(WHAT THE TASK REQUIRES):
Everything in the listing except the pictures should be written out exactly.

## Start SOURCE MATERIAL

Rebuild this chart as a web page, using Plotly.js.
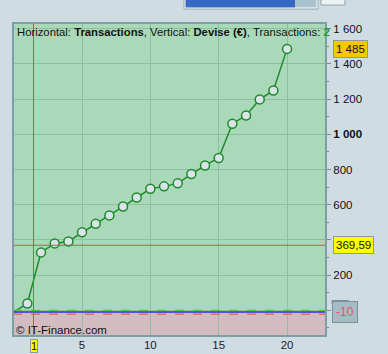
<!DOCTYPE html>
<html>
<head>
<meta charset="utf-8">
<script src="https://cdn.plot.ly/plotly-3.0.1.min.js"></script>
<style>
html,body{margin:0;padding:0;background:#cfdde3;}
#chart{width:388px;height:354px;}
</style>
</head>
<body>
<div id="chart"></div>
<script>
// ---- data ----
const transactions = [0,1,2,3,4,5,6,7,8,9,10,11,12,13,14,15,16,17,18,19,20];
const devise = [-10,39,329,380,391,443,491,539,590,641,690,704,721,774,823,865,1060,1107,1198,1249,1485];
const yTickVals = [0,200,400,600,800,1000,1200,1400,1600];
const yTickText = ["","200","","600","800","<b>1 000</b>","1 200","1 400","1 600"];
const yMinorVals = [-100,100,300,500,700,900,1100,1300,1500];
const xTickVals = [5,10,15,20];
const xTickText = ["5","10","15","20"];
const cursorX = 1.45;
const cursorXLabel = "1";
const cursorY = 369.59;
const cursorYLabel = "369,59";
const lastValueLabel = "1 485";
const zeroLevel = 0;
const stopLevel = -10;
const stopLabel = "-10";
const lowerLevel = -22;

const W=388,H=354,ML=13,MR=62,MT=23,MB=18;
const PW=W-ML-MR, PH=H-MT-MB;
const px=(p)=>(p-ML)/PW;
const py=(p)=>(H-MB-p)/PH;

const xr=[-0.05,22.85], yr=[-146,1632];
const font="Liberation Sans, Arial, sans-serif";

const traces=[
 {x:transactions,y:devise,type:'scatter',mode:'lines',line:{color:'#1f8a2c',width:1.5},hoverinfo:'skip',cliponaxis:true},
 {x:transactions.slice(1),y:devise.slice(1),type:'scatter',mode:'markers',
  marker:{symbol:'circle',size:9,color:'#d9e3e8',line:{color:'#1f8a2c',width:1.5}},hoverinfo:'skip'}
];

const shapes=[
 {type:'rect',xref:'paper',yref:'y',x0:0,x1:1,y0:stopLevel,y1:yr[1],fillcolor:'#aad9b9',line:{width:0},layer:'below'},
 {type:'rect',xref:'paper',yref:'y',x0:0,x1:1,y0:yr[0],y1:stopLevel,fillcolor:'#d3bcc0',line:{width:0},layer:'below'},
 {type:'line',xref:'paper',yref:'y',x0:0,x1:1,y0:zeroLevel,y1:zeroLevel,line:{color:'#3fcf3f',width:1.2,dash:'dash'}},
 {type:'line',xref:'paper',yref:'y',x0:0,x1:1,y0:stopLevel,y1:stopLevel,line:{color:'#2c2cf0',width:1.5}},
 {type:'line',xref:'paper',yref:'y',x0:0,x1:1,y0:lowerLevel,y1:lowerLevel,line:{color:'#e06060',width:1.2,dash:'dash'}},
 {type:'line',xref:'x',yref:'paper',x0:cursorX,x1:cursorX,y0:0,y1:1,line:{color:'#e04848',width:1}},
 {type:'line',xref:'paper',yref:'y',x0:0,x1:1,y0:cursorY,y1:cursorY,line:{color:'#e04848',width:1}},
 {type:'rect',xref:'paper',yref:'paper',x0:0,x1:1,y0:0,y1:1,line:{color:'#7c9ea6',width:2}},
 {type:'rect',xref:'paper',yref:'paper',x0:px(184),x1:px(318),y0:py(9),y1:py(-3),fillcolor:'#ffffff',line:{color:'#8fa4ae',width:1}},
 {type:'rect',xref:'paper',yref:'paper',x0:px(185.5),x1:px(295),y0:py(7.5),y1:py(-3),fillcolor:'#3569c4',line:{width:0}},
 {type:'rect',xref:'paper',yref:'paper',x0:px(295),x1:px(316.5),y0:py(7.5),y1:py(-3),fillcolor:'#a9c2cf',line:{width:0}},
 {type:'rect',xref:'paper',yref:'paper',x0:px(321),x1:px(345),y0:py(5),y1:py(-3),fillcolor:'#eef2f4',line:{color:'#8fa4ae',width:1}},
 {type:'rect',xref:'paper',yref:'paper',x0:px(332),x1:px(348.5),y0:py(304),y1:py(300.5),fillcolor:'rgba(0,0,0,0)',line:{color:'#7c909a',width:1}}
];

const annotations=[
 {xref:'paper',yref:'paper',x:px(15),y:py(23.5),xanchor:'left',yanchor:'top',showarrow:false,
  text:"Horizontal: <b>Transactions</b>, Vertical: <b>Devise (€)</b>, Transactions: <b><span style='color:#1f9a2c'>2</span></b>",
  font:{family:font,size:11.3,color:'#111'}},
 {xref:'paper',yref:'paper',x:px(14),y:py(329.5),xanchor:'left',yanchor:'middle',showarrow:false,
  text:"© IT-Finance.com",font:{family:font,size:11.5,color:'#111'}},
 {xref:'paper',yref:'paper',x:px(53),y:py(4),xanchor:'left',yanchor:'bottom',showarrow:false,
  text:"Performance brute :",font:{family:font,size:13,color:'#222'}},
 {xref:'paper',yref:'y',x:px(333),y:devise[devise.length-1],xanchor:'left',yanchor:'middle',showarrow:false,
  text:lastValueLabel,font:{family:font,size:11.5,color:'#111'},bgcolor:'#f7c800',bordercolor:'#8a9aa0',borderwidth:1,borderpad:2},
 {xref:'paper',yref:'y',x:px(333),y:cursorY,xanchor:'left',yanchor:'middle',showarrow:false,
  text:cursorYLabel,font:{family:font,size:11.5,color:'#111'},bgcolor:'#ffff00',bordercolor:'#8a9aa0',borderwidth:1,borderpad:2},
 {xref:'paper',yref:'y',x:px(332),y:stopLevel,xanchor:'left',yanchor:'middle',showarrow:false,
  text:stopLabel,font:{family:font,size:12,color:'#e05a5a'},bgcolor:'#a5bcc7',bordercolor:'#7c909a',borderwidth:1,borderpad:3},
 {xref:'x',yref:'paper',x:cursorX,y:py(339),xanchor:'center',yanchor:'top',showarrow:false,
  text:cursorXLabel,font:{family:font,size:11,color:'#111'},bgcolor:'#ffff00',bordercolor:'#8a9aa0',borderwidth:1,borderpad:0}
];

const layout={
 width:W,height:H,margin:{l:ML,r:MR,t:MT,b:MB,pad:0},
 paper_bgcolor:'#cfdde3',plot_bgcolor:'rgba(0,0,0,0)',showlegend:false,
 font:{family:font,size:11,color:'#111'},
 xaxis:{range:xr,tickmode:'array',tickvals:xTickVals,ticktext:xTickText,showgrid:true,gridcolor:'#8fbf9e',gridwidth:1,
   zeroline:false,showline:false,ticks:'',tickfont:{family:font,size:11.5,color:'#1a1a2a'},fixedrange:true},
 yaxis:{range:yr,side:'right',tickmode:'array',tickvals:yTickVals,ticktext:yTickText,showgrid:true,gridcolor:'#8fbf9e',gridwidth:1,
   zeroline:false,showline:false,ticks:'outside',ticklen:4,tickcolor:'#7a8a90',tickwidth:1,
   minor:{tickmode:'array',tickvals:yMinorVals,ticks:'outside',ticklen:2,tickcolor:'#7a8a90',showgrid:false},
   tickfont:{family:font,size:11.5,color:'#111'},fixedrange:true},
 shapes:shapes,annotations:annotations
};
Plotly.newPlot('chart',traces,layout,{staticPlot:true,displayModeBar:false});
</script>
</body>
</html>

## End SOURCE MATERIAL

(RESULT):
Rebuild this chart as a web page, using Plotly.js.
<!DOCTYPE html>
<html>
<head>
<meta charset="utf-8">
<script src="https://cdn.plot.ly/plotly-3.0.1.min.js"></script>
<style>
html,body{margin:0;padding:0;background:#cfdde3;}
#chart{width:388px;height:354px;}
</style>
</head>
<body>
<div id="chart"></div>
<script>
// ---- data ----
const transactions = [0,1,2,3,4,5,6,7,8,9,10,11,12,13,14,15,16,17,18,19,20];
const devise = [-10,39,329,380,391,443,491,539,590,641,690,704,721,774,823,865,1060,1107,1198,1249,1485];
const yTickVals = [0,200,400,600,800,1000,1200,1400,1600];
const yTickText = ["","200","","600","800","<b>1 000</b>","1 200","1 400","1 600"];
const yMinorVals = [-100,100,300,500,700,900,1100,1300,1500];
const xTickVals = [5,10,15,20];
const xTickText = ["5","10","15","20"];
const cursorX = 1.45;
const cursorXLabel = "1";
const cursorY = 369.59;
const cursorYLabel = "369,59";
const lastValueLabel = "1 485";
const zeroLevel = 0;
const stopLevel = -10;
const stopLabel = "-10";
const lowerLevel = -22;

const W=388,H=354,ML=13,MR=62,MT=23,MB=18;
const PW=W-ML-MR, PH=H-MT-MB;
const px=(p)=>(p-ML)/PW;
const py=(p)=>(H-MB-p)/PH;

const xr=[-0.05,22.85], yr=[-146,1632];
const font="Liberation Sans, Arial, sans-serif";

const traces=[
 {x:transactions,y:devise,type:'scatter',mode:'lines',line:{color:'#1f8a2c',width:1.5},hoverinfo:'skip',cliponaxis:true},
 {x:transactions.slice(1),y:devise.slice(1),type:'scatter',mode:'markers',
  marker:{symbol:'circle',size:9,color:'#d9e3e8',line:{color:'#1f8a2c',width:1.5}},hoverinfo:'skip'}
];

const shapes=[
 {type:'rect',xref:'paper',yref:'y',x0:0,x1:1,y0:stopLevel,y1:yr[1],fillcolor:'#aad9b9',line:{width:0},layer:'below'},
 {type:'rect',xref:'paper',yref:'y',x0:0,x1:1,y0:yr[0],y1:stopLevel,fillcolor:'#d3bcc0',line:{width:0},layer:'below'},
 {type:'line',xref:'paper',yref:'y',x0:0,x1:1,y0:zeroLevel,y1:zeroLevel,line:{color:'#3fcf3f',width:1.2,dash:'dash'}},
 {type:'line',xref:'paper',yref:'y',x0:0,x1:1,y0:stopLevel,y1:stopLevel,line:{color:'#2c2cf0',width:1.5}},
 {type:'line',xref:'paper',yref:'y',x0:0,x1:1,y0:lowerLevel,y1:lowerLevel,line:{color:'#e06060',width:1.2,dash:'dash'}},
 {type:'line',xref:'x',yref:'paper',x0:cursorX,x1:cursorX,y0:0,y1:1,line:{color:'#e04848',width:1}},
 {type:'line',xref:'paper',yref:'y',x0:0,x1:1,y0:cursorY,y1:cursorY,line:{color:'#e04848',width:1}},
 {type:'rect',xref:'paper',yref:'paper',x0:0,x1:1,y0:0,y1:1,line:{color:'#7c9ea6',width:2}},
 {type:'rect',xref:'paper',yref:'paper',x0:px(184),x1:px(318),y0:py(9),y1:py(-3),fillcolor:'#ffffff',line:{color:'#8fa4ae',width:1}},
 {type:'rect',xref:'paper',yref:'paper',x0:px(185.5),x1:px(295),y0:py(7.5),y1:py(-3),fillcolor:'#3569c4',line:{width:0}},
 {type:'rect',xref:'paper',yref:'paper',x0:px(295),x1:px(316.5),y0:py(7.5),y1:py(-3),fillcolor:'#a9c2cf',line:{width:0}},
 {type:'rect',xref:'paper',yref:'paper',x0:px(321),x1:px(345),y0:py(5),y1:py(-3),fillcolor:'#eef2f4',line:{color:'#8fa4ae',width:1}},
 {type:'rect',xref:'paper',yref:'paper',x0:px(332),x1:px(348.5),y0:py(304),y1:py(300.5),fillcolor:'rgba(0,0,0,0)',line:{color:'#7c909a',width:1}}
];

const annotations=[
 {xref:'paper',yref:'paper',x:px(15),y:py(23.5),xanchor:'left',yanchor:'top',showarrow:false,
  text:"Horizontal: <b>Transactions</b>, Vertical: <b>Devise (€)</b>, Transactions: <b><span style='color:#1f9a2c'>2</span></b>",
  font:{family:font,size:11.3,color:'#111'}},
 {xref:'paper',yref:'paper',x:px(14),y:py(329.5),xanchor:'left',yanchor:'middle',showarrow:false,
  text:"© IT-Finance.com",font:{family:font,size:11.5,color:'#111'}},
 {xref:'paper',yref:'paper',x:px(53),y:py(4),xanchor:'left',yanchor:'bottom',showarrow:false,
  text:"Performance brute :",font:{family:font,size:13,color:'#222'}},
 {xref:'paper',yref:'y',x:px(333),y:devise[devise.length-1],xanchor:'left',yanchor:'middle',showarrow:false,
  text:lastValueLabel,font:{family:font,size:11.5,color:'#111'},bgcolor:'#f7c800',bordercolor:'#8a9aa0',borderwidth:1,borderpad:2},
 {xref:'paper',yref:'y',x:px(333),y:cursorY,xanchor:'left',yanchor:'middle',showarrow:false,
  text:cursorYLabel,font:{family:font,size:11.5,color:'#111'},bgcolor:'#ffff00',bordercolor:'#8a9aa0',borderwidth:1,borderpad:2},
 {xref:'paper',yref:'y',x:px(332),y:stopLevel,xanchor:'left',yanchor:'middle',showarrow:false,
  text:stopLabel,font:{family:font,size:12,color:'#e05a5a'},bgcolor:'#a5bcc7',bordercolor:'#7c909a',borderwidth:1,borderpad:3},
 {xref:'x',yref:'paper',x:cursorX,y:py(339),xanchor:'center',yanchor:'top',showarrow:false,
  text:cursorXLabel,font:{family:font,size:11,color:'#111'},bgcolor:'#ffff00',bordercolor:'#8a9aa0',borderwidth:1,borderpad:0}
];

const layout={
 width:W,height:H,margin:{l:ML,r:MR,t:MT,b:MB,pad:0},
 paper_bgcolor:'#cfdde3',plot_bgcolor:'rgba(0,0,0,0)',showlegend:false,
 font:{family:font,size:11,color:'#111'},
 xaxis:{range:xr,tickmode:'array',tickvals:xTickVals,ticktext:xTickText,showgrid:true,gridcolor:'#8fbf9e',gridwidth:1,
   zeroline:false,showline:false,ticks:'',tickfont:{family:font,size:11.5,color:'#1a1a2a'},fixedrange:true},
 yaxis:{range:yr,side:'right',tickmode:'array',tickvals:yTickVals,ticktext:yTickText,showgrid:true,gridcolor:'#8fbf9e',gridwidth:1,
   zeroline:false,showline:false,ticks:'outside',ticklen:4,tickcolor:'#7a8a90',tickwidth:1,
   minor:{tickmode:'array',tickvals:yMinorVals,ticks:'outside',ticklen:2,tickcolor:'#7a8a90',showgrid:false},
   tickfont:{family:font,size:11.5,color:'#111'},fixedrange:true},
 shapes:shapes,annotations:annotations
};
Plotly.newPlot('chart',traces,layout,{staticPlot:true,displayModeBar:false});
</script>
</body>
</html>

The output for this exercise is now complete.